Integration of High-Order Motion Compensation and 2-D Scaling for Maneuvering Target Bistatic ISAR Imaging

It is challenging to achieve bistatic inverse synthetic aperture radar (Bi-ISAR) imaging and scaling for maneuvering targets. In the Bi-ISAR system, high-order translational and spatial variant (SV) rotational motion errors induced by the target's maneuvering characteristics and time-varying bistatic angle would severely blur the imaging result. Moreover, both range and cross-range scaling (2-D scaling) are needed to exploit the size information of the target in practical applications. By parametric global modeling and extracting the coupling relationship between the target's rotational motion and time-varying bistatic angle, this article presents a new Bi-ISAR imaging framework to achieve the integration of high-order motion compensation and 2-D scaling (IHOMC-2S) for maneuvering targets. First, a multidimensional motion errors signal model is developed. Based on the established parametric global model, a joint high-order translational motion compensation and SV autofocus method (JHTSVA) is presented via parametric minimum entropy optimization with the quasi-Newton solver. Then, with the estimated optimal parameters, the effective rotational velocity (ERV) and distortion coefficient can be estimated simultaneously by solving a 1-D unconstrained optimization problem. In addition, in order to successfully perform the 2-D scaling, a data-driven initial bistatic angle estimation method based on the linked feature scatterers is given.

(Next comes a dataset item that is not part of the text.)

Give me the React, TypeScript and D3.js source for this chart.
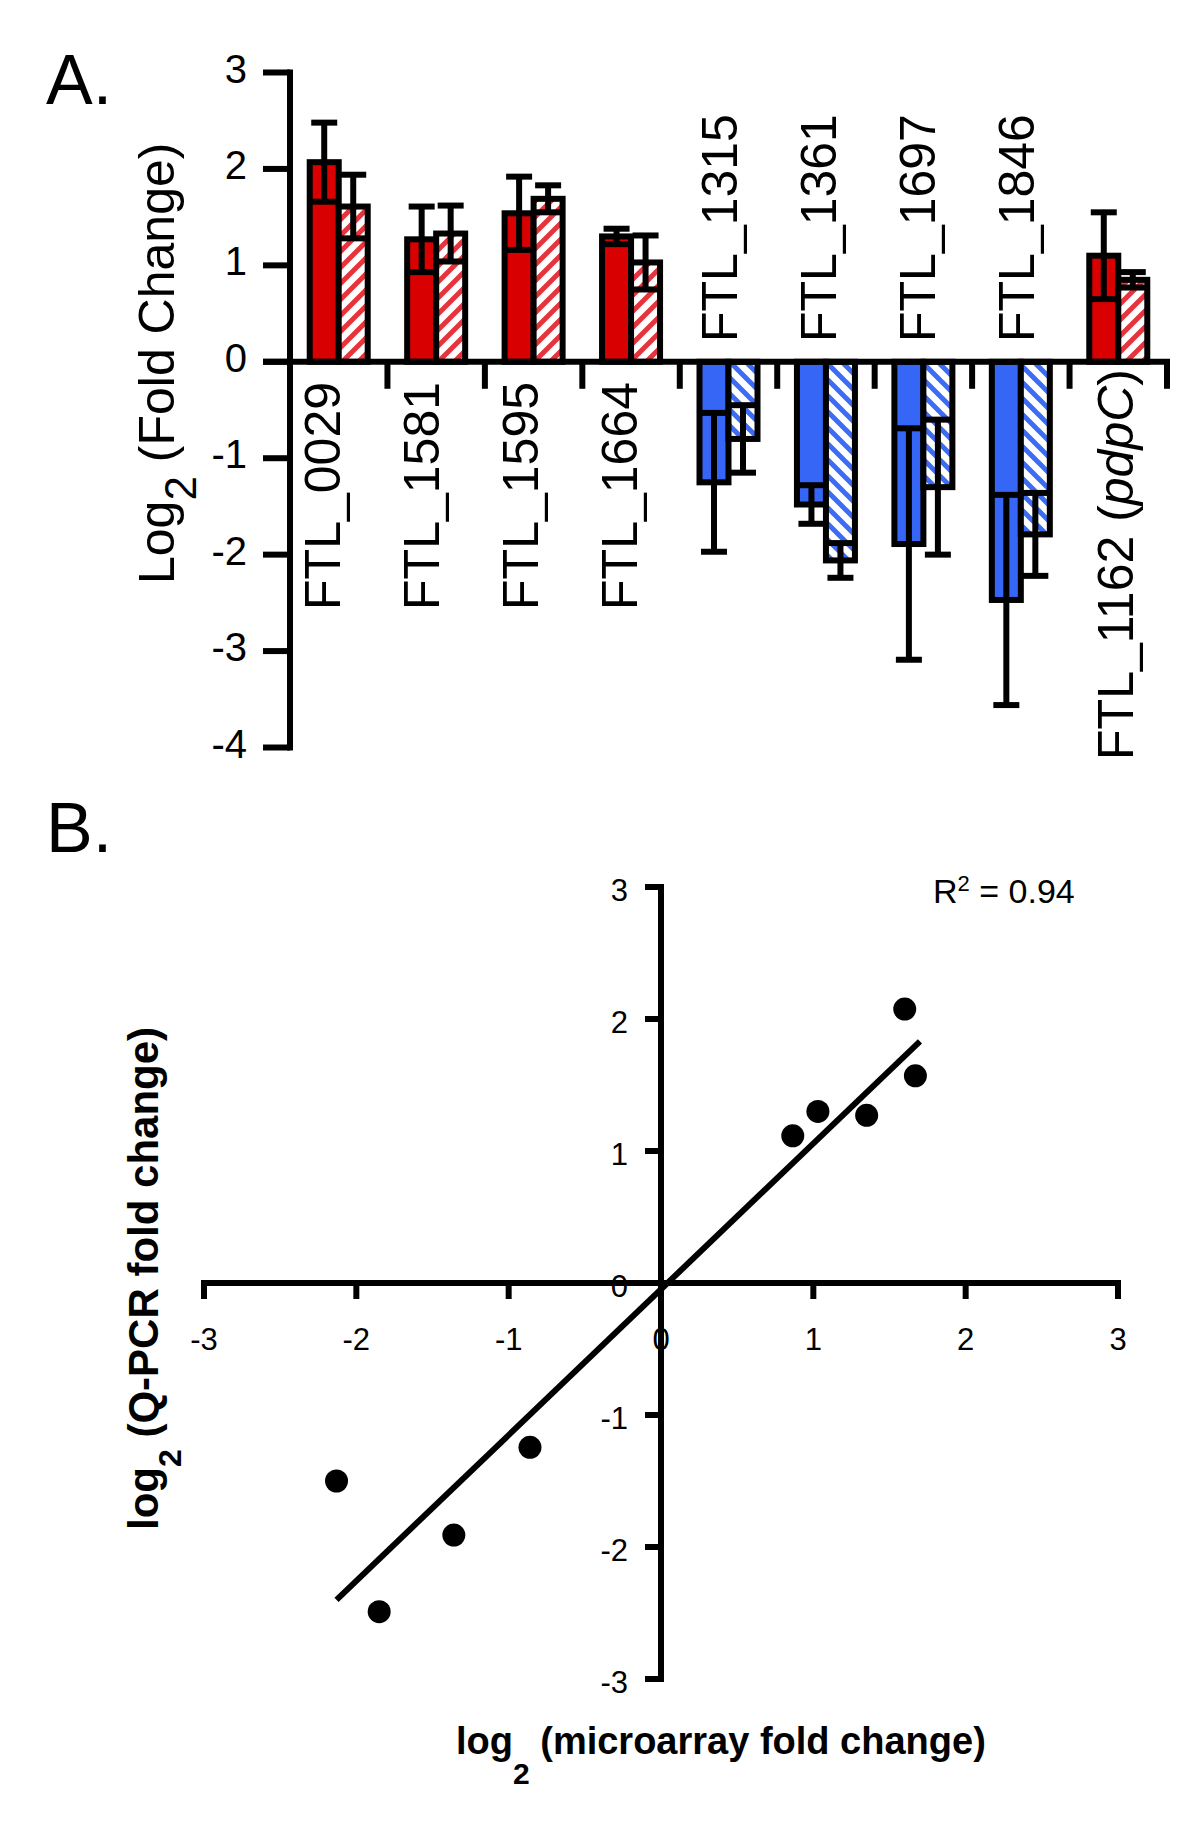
import React from "react";
import * as d3 from "d3";

// ---------- Panel A data ----------
const categories = ["FTL_0029", "FTL_1581", "FTL_1595", "FTL_1664", "FTL_1315", "FTL_1361", "FTL_1697", "FTL_1846", "FTL_1162"];
const geneNames = ["", "", "", "", "", "", "", "", "pdpC"];
const qpcrMean = [2.07, 1.27, 1.54, 1.30, -1.25, -1.48, -1.89, -2.47, 1.10];
const qpcrErr = [0.41, 0.34, 0.38, 0.08, 0.72, 0.20, 1.20, 1.09, 0.45];
const arrayMean = [1.61, 1.33, 1.69, 1.03, -0.80, -2.06, -1.30, -1.79, 0.85];
const arrayErr = [0.33, 0.29, 0.14, 0.28, 0.35, 0.18, 0.70, 0.43, 0.08];
const yTicksA = [-4, -3, -2, -1, 0, 1, 2, 3];

// ---------- Panel B data ----------
const microarrayX = [-2.13, -1.85, -1.36, -0.86, 0.865, 1.03, 1.35, 1.60, 1.67];
const qpcrY = [-1.50, -2.49, -1.91, -1.245, 1.115, 1.30, 1.27, 2.075, 1.57];
const fitX = [-2.13, 1.70];
const fitY = [-2.40, 1.83];
const ticksB = [-3, -2, -1, 0, 1, 2, 3];
const rSquaredText = "0.94";

const FONT = "'Liberation Sans', Arial, Helvetica, sans-serif";
const RED = "#d80000";
const RED_HATCH = "#e5343c";
const BLUE = "#3666f6";
const BLUE_HATCH = "#3a6cf6";
const SW = 6;

export default function App() {
  // Panel A scales
  const xA = d3.scaleBand<string>().domain(categories).range([290, 1167]);
  const yA = d3.scaleLinear().domain([-4, 3]).range([747.5, 72.5]);
  const labelX = d3.scalePoint<string>().domain(categories).range([340, 1133]);
  const bw = xA.bandwidth();
  const barW = 29;
  const capW = 26;
  const y0 = yA(0);

  // Panel B scales
  const xB = d3.scaleLinear().domain([-3, 3]).range([204, 1118]);
  const yB = d3.scaleLinear().domain([-3, 3]).range([1679, 887]);
  const fitLine = d3
    .line<number>()
    .x((d, i) => xB(fitX[i]))
    .y((d, i) => yB(fitY[i]));

  const errorBar = (cx: number, v: number, e: number, key: string) => {
    const yt = yA(v + e);
    const yb = yA(v - e);
    return (
      <g key={key} stroke="#000" strokeWidth={SW}>
        <line x1={cx} x2={cx} y1={yt} y2={yb} />
        <line x1={cx - capW / 2} x2={cx + capW / 2} y1={yt} y2={yt} />
        <line x1={cx - capW / 2} x2={cx + capW / 2} y1={yb} y2={yb} />
      </g>
    );
  };

  return (
    <svg
      width={1200}
      height={1830}
      viewBox="0 0 1200 1830"
      style={{ position: "absolute", left: 0, top: 0, display: "block", background: "#fff" }}
      fontFamily={FONT}
    >
      <defs>
        <pattern id="hatchRed" patternUnits="userSpaceOnUse" width={16} height={16}>
          <rect width={16} height={16} fill="#fff" />
          <path d="M-4,4 L4,-4 M0,16 L16,0 M12,20 L20,12" stroke={RED_HATCH} strokeWidth={5} />
        </pattern>
        <pattern id="hatchBlue" patternUnits="userSpaceOnUse" width={16} height={16}>
          <rect width={16} height={16} fill="#fff" />
          <path d="M-4,12 L4,20 M0,0 L16,16 M12,-4 L20,4" stroke={BLUE_HATCH} strokeWidth={5} />
        </pattern>
      </defs>
      <rect x={0} y={0} width={1200} height={1830} fill="#fff" />

      {/* ================= Panel A ================= */}
      <text x={46} y={104} fontSize={70} fill="#000">A.</text>

      {/* bars */}
      {categories.map((c, i) => {
        const cx = (xA(c) as number) + bw / 2;
        const pos = qpcrMean[i] >= 0;
        const ys = yA(qpcrMean[i]);
        const yh = yA(arrayMean[i]);
        return (
          <g key={c}>
            <rect
              x={cx - barW}
              y={Math.min(ys, y0)}
              width={barW}
              height={Math.abs(ys - y0)}
              fill={pos ? RED : BLUE}
              stroke="#000"
              strokeWidth={SW}
            />
            <rect
              x={cx}
              y={Math.min(yh, y0)}
              width={barW}
              height={Math.abs(yh - y0)}
              fill={pos ? "url(#hatchRed)" : "url(#hatchBlue)"}
              stroke="#000"
              strokeWidth={SW}
            />
            {errorBar(cx - barW / 2, qpcrMean[i], qpcrErr[i], "es" + c)}
            {errorBar(cx + barW / 2, arrayMean[i], arrayErr[i], "eh" + c)}
          </g>
        );
      })}

      {/* axes */}
      <g stroke="#000" strokeWidth={SW}>
        <line x1={290} x2={290} y1={yA(3) - 3} y2={yA(-4) + 3} />
        <line x1={263} x2={1170} y1={y0} y2={y0} />
        {yTicksA.map((t) => (
          <line key={"yt" + t} x1={263} x2={290} y1={yA(t)} y2={yA(t)} />
        ))}
        {categories.map((c) => {
          const xe = (xA(c) as number) + bw;
          return <line key={"xt" + c} x1={xe} x2={xe} y1={y0} y2={y0 + 27} />;
        })}
      </g>

      {/* y tick labels */}
      {yTicksA.map((t) => (
        <text key={"yl" + t} x={247} y={yA(t) + 10} fontSize={40} textAnchor="end" fill="#000">
          {t}
        </text>
      ))}

      {/* category labels */}
      {categories.map((c, i) => {
        const lx = labelX(c) as number;
        const pos = qpcrMean[i] >= 0;
        if (pos) {
          const ly = geneNames[i] ? 369 : 382;
          return (
            <text
              key={"cl" + c}
              transform={`translate(${lx},${ly}) rotate(-90)`}
              textAnchor="end"
              fontSize={50}
              fill="#000"
            >
              {c}
              {geneNames[i] ? (
                <>
                  {" ("}
                  <tspan fontStyle="italic">{geneNames[i]}</tspan>
                  {")"}
                </>
              ) : null}
            </text>
          );
        }
        return (
          <text
            key={"cl" + c}
            transform={`translate(${lx},${342}) rotate(-90)`}
            textAnchor="start"
            fontSize={50}
            fill="#000"
          >
            {c}
          </text>
        );
      })}

      {/* y axis title */}
      <text transform="translate(174,584) rotate(-90)" fontSize={50} fill="#000">
        Log
        <tspan fontSize={44} dy={22}>2</tspan>
        <tspan dy={-22}> (Fold Change)</tspan>
      </text>

      {/* ================= Panel B ================= */}
      <text x={46} y={852} fontSize={70} fill="#000">B.</text>

      {/* tick labels */}
      {ticksB.map((t) => (
        <text key={"bx" + t} x={xB(t)} y={1350} fontSize={31} textAnchor="middle" fill="#000">
          {t}
        </text>
      ))}
      {ticksB.map((t) => (
        <text key={"by" + t} x={628} y={yB(t) + 14} fontSize={31} textAnchor="end" fill="#000">
          {t}
        </text>
      ))}

      {/* axes */}
      <g stroke="#000" strokeWidth={SW}>
        <line x1={xB(-3)} x2={xB(3)} y1={yB(0)} y2={yB(0)} strokeLinecap="square" />
        <line x1={xB(0)} x2={xB(0)} y1={yB(3)} y2={yB(-3)} strokeLinecap="square" />
        {ticksB.map((t) => (
          <line key={"bxt" + t} x1={xB(t)} x2={xB(t)} y1={yB(0)} y2={yB(0) + 16} />
        ))}
        {ticksB.map((t) => (
          <line key={"byt" + t} x1={xB(0) - 16} x2={xB(0)} y1={yB(t)} y2={yB(t)} />
        ))}
      </g>

      {/* regression line */}
      <path d={fitLine(fitX) || ""} stroke="#000" strokeWidth={6} fill="none" />

      {/* points */}
      {microarrayX.map((x, i) => (
        <circle key={"pt" + i} cx={xB(x)} cy={yB(qpcrY[i])} r={11.5} fill="#000" />
      ))}

      {/* R squared */}
      <text x={933} y={903} fontSize={34} fill="#000">
        R<tspan fontSize={22} dy={-12}>2</tspan>
        <tspan dy={12}>{" = " + rSquaredText}</tspan>
      </text>

      {/* axis titles */}
      <text x={456} y={1754} fontSize={38} fontWeight="bold" fill="#000">
        log<tspan fontSize={30} dy={30}>2</tspan>
        <tspan dy={-30}> (microarray fold change)</tspan>
      </text>
      <text transform="translate(158,1530) rotate(-90)" fontSize={42} fontWeight="bold" fill="#000">
        log<tspan fontSize={32} dy={23}>2</tspan>
        <tspan dy={-23}> (Q-PCR fold change)</tspan>
      </text>
    </svg>
  );
}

It is worth noting that the linear geometric distortion must be corrected before 2-D scaling, otherwise the sheared Bi-ISAR image may lead to an unreliable target recognition result. Finally, underpinned by the efficient and robust approach, IHOMC-2S can achieve high-resolution Bi-ISAR imaging and scaling for maneuvering targets avoiding the selection of prominent scatterers. Several experiments confirm the feasibility and robustness of the proposed algorithm.